Source data:
— begin —

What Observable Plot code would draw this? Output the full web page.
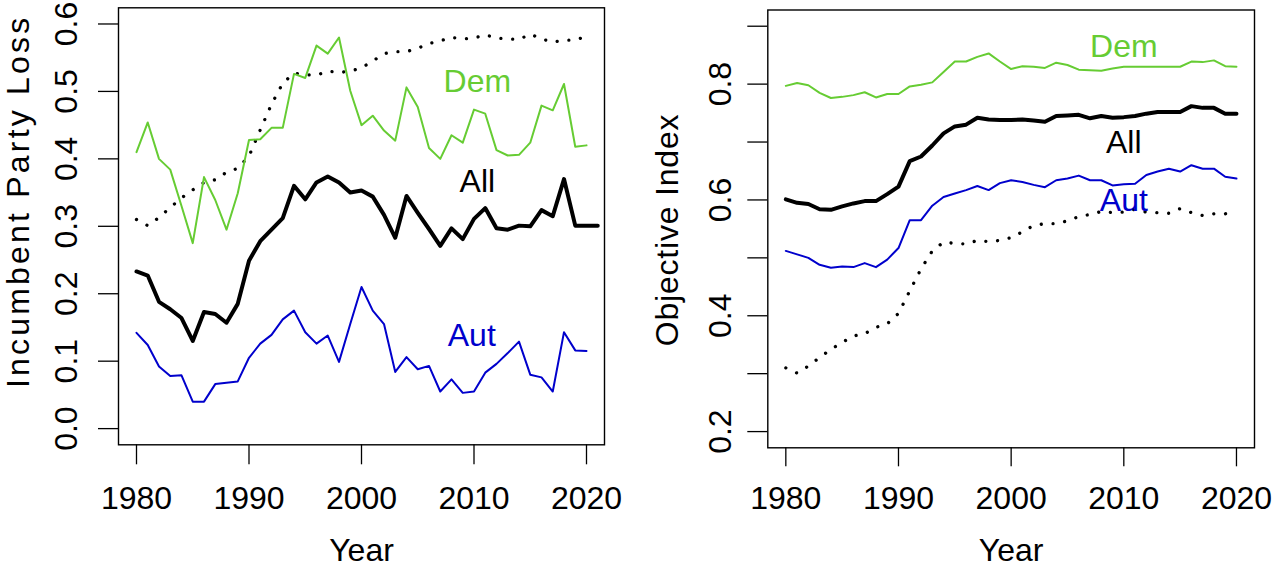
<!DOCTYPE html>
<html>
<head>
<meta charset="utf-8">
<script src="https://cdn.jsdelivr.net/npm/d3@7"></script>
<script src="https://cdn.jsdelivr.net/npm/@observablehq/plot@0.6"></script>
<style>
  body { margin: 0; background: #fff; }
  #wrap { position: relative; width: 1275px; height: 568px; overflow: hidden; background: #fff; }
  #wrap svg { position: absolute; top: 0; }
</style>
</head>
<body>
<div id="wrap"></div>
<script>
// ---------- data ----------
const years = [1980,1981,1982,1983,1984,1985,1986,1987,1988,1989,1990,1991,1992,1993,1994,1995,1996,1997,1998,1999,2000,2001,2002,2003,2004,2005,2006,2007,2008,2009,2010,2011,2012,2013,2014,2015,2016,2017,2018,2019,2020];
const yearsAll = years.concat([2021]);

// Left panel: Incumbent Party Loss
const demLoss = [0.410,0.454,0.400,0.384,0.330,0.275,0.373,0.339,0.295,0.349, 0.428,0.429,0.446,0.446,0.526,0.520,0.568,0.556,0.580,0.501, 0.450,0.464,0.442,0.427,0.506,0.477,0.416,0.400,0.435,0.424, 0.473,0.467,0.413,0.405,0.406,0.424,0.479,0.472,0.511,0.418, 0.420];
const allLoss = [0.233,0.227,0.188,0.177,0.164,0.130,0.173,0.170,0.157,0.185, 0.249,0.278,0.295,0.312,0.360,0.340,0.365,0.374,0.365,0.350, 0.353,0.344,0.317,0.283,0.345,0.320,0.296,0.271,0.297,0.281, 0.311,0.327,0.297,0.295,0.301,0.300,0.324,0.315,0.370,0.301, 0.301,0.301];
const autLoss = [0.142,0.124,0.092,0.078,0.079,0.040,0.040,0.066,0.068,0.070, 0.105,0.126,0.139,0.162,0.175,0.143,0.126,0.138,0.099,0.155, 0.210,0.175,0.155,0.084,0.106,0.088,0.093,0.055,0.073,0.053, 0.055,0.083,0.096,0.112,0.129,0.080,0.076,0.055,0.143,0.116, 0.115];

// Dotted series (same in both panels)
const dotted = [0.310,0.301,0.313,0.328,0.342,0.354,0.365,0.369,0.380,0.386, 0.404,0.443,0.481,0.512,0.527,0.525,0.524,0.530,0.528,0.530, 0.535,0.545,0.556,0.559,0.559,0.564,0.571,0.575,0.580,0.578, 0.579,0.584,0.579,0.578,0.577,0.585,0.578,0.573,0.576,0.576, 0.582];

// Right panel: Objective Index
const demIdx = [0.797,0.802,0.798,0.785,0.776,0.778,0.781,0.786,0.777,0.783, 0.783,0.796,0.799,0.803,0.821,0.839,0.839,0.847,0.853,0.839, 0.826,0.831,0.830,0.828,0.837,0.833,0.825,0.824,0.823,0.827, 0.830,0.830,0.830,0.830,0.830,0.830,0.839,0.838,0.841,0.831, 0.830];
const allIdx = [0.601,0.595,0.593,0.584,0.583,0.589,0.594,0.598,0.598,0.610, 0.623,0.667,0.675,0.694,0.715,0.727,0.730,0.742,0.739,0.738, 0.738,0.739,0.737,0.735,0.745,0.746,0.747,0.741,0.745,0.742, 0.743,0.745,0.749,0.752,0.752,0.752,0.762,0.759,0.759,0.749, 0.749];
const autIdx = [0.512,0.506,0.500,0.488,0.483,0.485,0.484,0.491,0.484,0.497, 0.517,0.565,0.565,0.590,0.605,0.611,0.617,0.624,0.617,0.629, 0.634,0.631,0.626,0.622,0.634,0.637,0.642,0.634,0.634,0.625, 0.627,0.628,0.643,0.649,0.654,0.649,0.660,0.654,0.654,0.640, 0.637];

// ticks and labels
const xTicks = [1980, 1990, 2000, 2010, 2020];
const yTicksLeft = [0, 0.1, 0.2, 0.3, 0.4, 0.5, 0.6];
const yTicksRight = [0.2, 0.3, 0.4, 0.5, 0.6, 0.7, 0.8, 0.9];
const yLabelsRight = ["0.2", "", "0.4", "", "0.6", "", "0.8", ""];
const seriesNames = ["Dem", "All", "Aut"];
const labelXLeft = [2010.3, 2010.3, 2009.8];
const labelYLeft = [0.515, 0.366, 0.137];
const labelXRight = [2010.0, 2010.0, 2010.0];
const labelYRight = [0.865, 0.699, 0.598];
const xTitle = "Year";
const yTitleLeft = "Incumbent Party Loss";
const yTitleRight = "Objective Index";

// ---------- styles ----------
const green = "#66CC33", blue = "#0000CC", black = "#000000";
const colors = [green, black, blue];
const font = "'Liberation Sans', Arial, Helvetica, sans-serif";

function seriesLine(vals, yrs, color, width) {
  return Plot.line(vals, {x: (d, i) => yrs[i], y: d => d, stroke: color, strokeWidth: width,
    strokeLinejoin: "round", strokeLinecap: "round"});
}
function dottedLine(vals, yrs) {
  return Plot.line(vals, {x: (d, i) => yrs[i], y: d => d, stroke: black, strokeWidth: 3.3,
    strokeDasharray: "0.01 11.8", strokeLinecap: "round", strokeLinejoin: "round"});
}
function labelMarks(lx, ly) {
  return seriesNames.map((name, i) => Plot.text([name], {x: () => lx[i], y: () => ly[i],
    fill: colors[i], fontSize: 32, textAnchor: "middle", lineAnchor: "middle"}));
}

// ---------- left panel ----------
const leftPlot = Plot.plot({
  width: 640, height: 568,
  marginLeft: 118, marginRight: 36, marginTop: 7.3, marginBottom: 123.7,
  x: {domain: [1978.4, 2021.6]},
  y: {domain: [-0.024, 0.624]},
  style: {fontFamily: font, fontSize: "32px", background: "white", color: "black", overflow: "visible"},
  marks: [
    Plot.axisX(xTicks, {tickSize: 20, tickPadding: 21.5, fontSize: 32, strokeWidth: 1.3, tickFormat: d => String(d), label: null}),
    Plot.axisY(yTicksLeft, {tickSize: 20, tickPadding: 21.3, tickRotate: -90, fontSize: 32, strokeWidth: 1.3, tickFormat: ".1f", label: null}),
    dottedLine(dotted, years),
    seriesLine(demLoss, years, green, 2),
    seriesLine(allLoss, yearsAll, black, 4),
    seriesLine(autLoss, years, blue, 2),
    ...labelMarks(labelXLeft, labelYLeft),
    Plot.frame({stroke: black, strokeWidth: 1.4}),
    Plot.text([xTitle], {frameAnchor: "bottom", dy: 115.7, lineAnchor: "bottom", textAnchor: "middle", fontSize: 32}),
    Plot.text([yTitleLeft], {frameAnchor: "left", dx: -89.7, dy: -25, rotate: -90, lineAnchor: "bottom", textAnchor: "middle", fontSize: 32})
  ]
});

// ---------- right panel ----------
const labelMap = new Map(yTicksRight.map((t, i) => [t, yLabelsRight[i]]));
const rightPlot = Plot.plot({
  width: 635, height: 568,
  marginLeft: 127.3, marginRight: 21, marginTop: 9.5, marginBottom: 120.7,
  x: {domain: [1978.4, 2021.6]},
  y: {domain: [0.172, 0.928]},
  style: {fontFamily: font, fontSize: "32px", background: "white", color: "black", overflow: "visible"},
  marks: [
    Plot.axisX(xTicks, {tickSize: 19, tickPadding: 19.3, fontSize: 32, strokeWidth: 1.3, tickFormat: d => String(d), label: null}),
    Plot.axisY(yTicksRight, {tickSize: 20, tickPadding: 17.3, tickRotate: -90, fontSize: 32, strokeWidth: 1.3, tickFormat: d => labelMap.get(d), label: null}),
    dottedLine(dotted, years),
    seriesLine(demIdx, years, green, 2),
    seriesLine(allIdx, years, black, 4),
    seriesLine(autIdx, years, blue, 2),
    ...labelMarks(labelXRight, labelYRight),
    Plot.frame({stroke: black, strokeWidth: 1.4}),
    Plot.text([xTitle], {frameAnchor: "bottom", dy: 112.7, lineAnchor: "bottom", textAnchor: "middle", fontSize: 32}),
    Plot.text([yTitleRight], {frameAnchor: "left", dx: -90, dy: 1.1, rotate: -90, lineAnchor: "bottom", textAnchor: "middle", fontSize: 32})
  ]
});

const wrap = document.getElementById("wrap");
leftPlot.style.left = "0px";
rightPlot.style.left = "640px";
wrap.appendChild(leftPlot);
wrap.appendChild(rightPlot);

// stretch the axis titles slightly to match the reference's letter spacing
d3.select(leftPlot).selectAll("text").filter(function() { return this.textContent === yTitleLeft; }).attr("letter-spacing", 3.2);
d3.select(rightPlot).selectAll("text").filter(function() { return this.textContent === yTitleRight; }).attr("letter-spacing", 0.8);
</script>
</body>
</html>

— end —
— begin —

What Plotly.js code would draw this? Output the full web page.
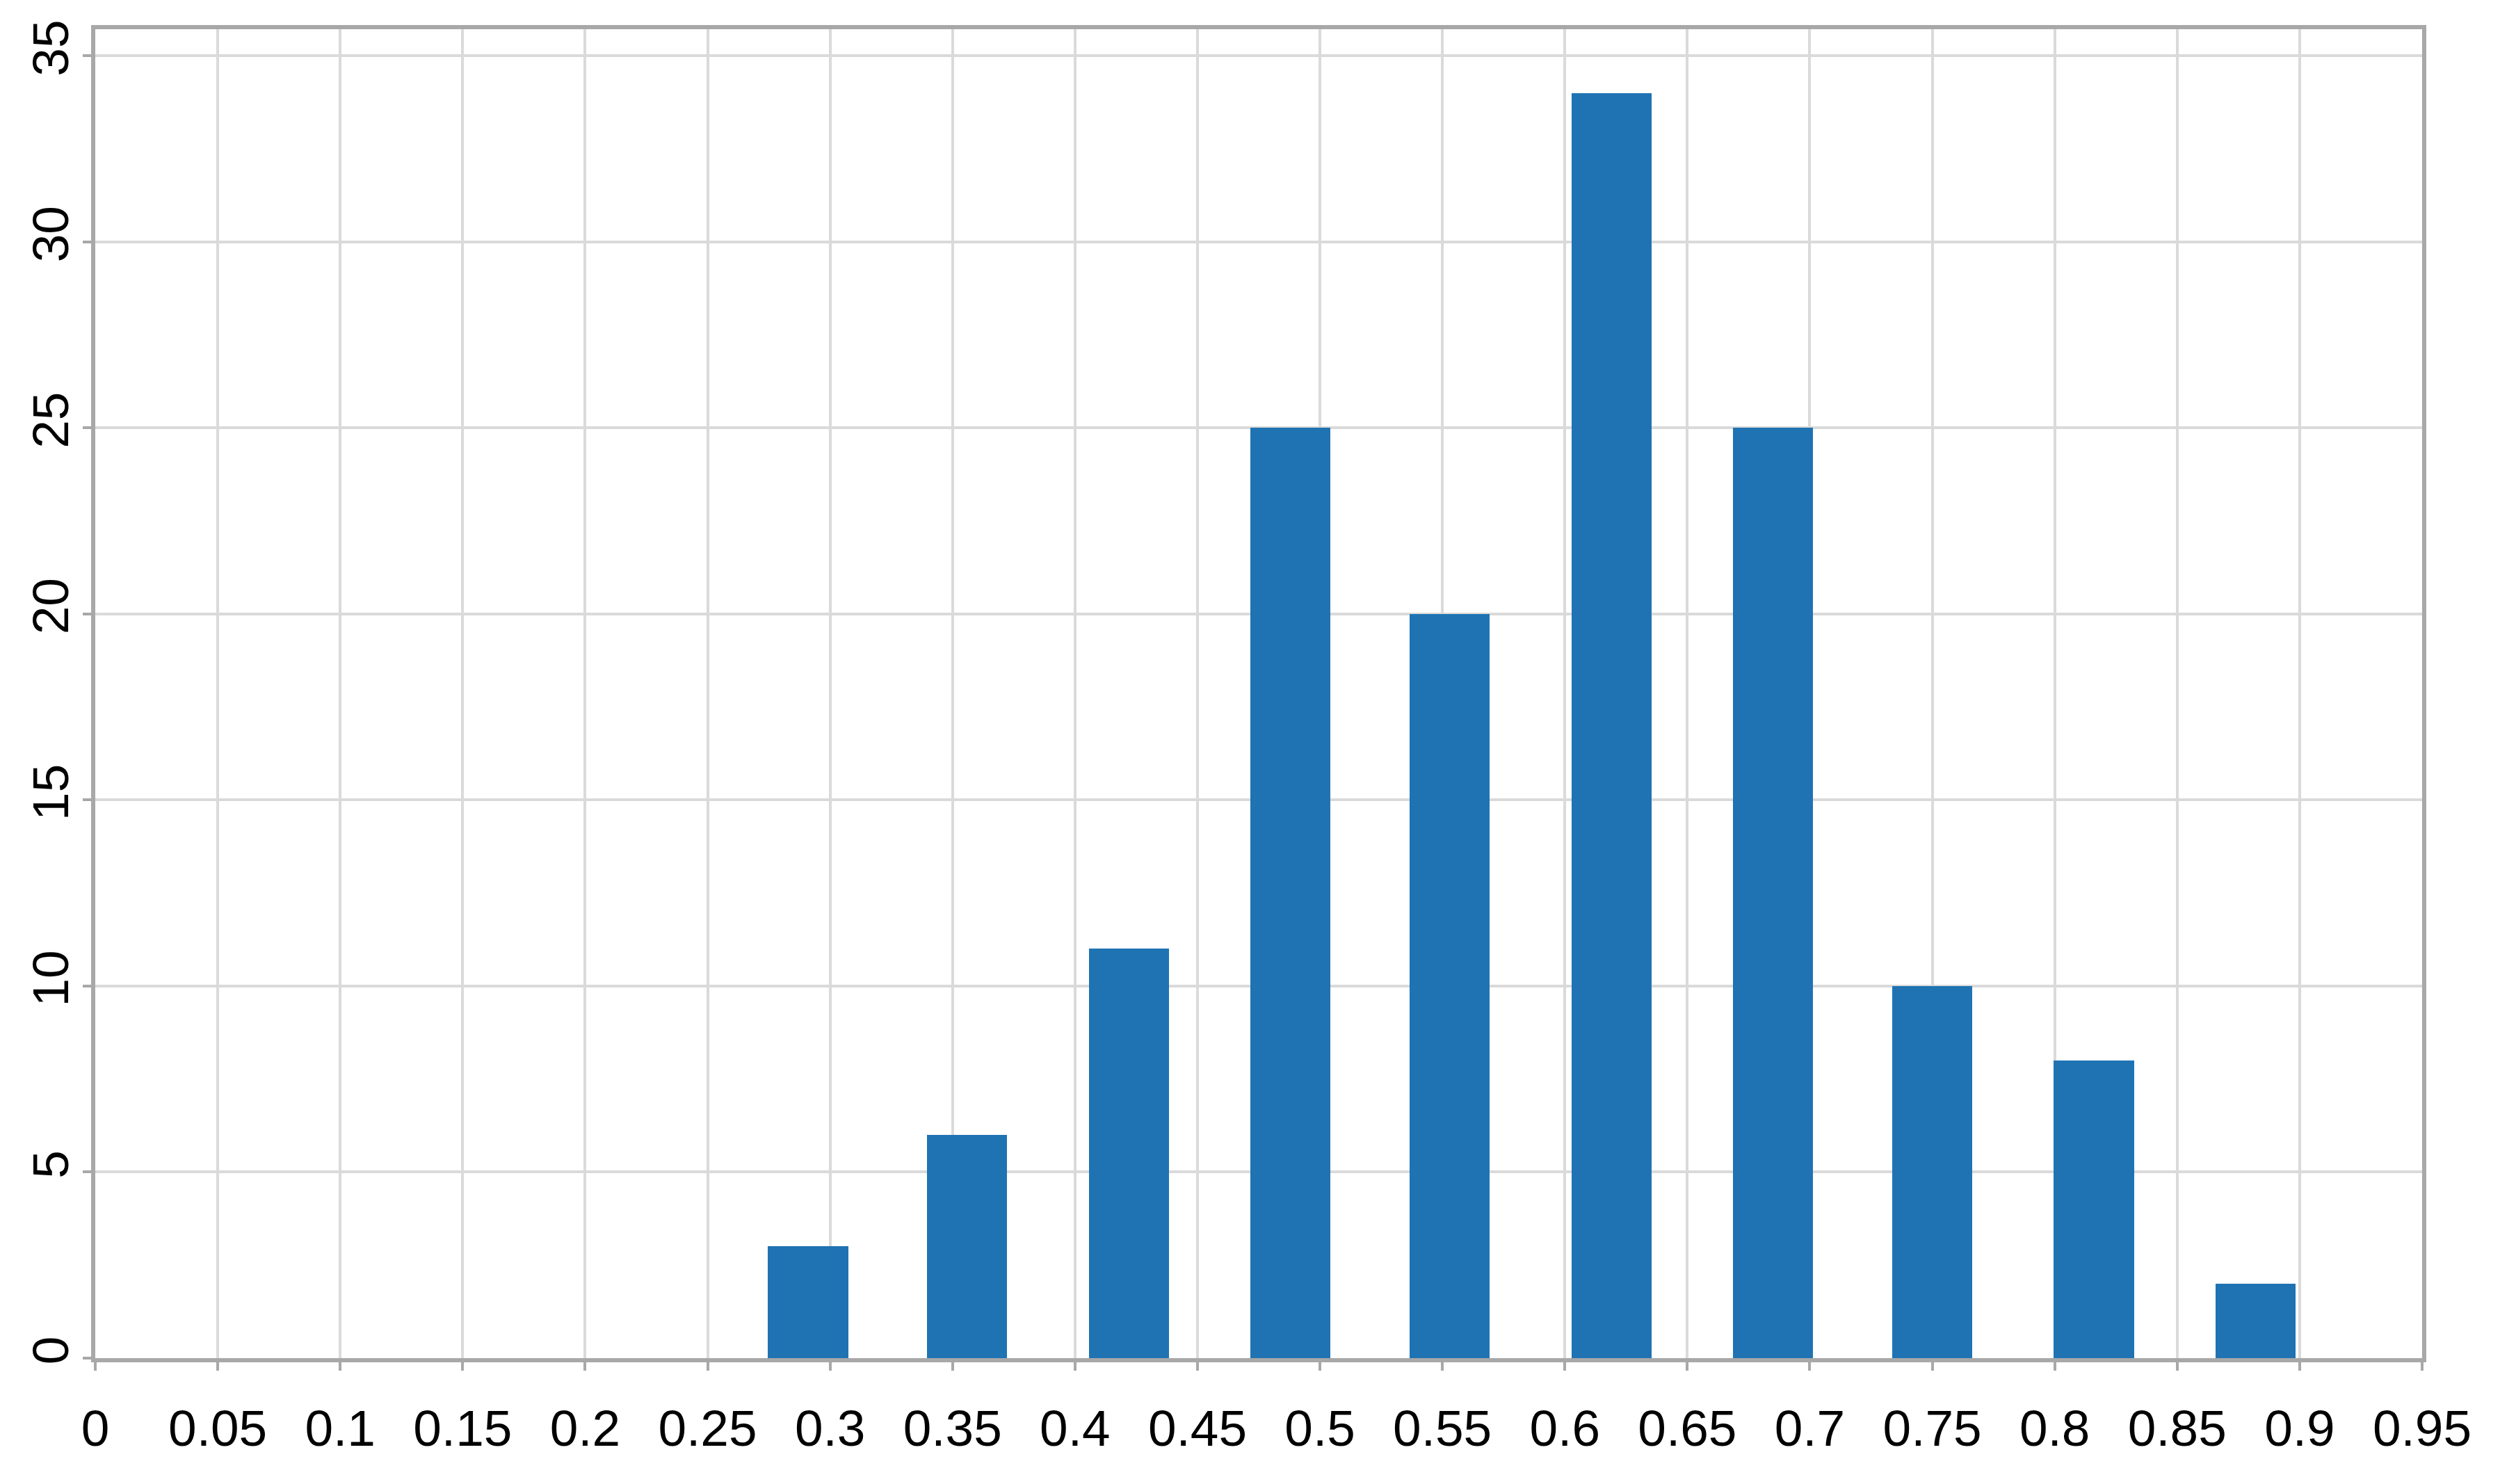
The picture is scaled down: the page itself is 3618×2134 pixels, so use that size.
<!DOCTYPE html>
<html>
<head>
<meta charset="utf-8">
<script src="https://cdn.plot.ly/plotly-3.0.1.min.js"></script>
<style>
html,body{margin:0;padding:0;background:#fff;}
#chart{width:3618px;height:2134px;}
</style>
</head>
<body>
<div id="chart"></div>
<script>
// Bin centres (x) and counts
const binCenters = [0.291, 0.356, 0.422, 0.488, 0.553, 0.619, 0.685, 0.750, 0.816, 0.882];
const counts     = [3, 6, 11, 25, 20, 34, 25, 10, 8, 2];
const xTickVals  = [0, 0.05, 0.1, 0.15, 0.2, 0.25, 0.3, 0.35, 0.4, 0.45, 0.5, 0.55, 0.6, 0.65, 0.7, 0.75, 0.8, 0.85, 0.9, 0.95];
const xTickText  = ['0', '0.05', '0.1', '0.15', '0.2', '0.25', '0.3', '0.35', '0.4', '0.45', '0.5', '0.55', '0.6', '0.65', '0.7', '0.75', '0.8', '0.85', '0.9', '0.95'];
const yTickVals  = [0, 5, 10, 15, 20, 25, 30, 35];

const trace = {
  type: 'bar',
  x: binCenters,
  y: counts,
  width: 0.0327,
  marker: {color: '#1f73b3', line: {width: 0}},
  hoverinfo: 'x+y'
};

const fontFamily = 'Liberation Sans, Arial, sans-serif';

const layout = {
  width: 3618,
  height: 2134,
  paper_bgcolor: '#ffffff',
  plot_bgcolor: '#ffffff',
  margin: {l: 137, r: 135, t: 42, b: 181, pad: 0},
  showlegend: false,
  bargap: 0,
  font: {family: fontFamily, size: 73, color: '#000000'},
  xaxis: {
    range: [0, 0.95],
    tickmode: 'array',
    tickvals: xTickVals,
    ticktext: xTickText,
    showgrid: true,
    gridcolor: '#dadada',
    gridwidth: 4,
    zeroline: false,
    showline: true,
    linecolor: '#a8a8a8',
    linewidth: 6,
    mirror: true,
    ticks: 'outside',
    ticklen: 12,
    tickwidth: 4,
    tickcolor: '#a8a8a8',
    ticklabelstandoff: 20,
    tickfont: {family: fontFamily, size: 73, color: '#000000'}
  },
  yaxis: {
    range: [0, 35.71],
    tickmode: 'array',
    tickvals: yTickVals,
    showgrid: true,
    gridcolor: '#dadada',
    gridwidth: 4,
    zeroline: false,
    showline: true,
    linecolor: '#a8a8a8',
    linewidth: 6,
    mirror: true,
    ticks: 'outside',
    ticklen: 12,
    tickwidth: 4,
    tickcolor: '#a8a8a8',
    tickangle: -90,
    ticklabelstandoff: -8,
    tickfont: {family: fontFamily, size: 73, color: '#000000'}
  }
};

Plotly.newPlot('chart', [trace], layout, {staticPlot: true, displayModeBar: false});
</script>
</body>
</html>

— end —

To be done: Return the material from the line containing "What Observable Plot" through the line containing "const yearsAll = years.concat([2021]);", exactly and in full, but without its pictures.

Complete output:
What Observable Plot code would draw this? Output the full web page.
<!DOCTYPE html>
<html>
<head>
<meta charset="utf-8">
<script src="https://cdn.jsdelivr.net/npm/d3@7"></script>
<script src="https://cdn.jsdelivr.net/npm/@observablehq/plot@0.6"></script>
<style>
  body { margin: 0; background: #fff; }
  #wrap { position: relative; width: 1275px; height: 568px; overflow: hidden; background: #fff; }
  #wrap svg { position: absolute; top: 0; }
</style>
</head>
<body>
<div id="wrap"></div>
<script>
// ---------- data ----------
const years = [1980,1981,1982,1983,1984,1985,1986,1987,1988,1989,1990,1991,1992,1993,1994,1995,1996,1997,1998,1999,2000,2001,2002,2003,2004,2005,2006,2007,2008,2009,2010,2011,2012,2013,2014,2015,2016,2017,2018,2019,2020];
const yearsAll = years.concat([2021]);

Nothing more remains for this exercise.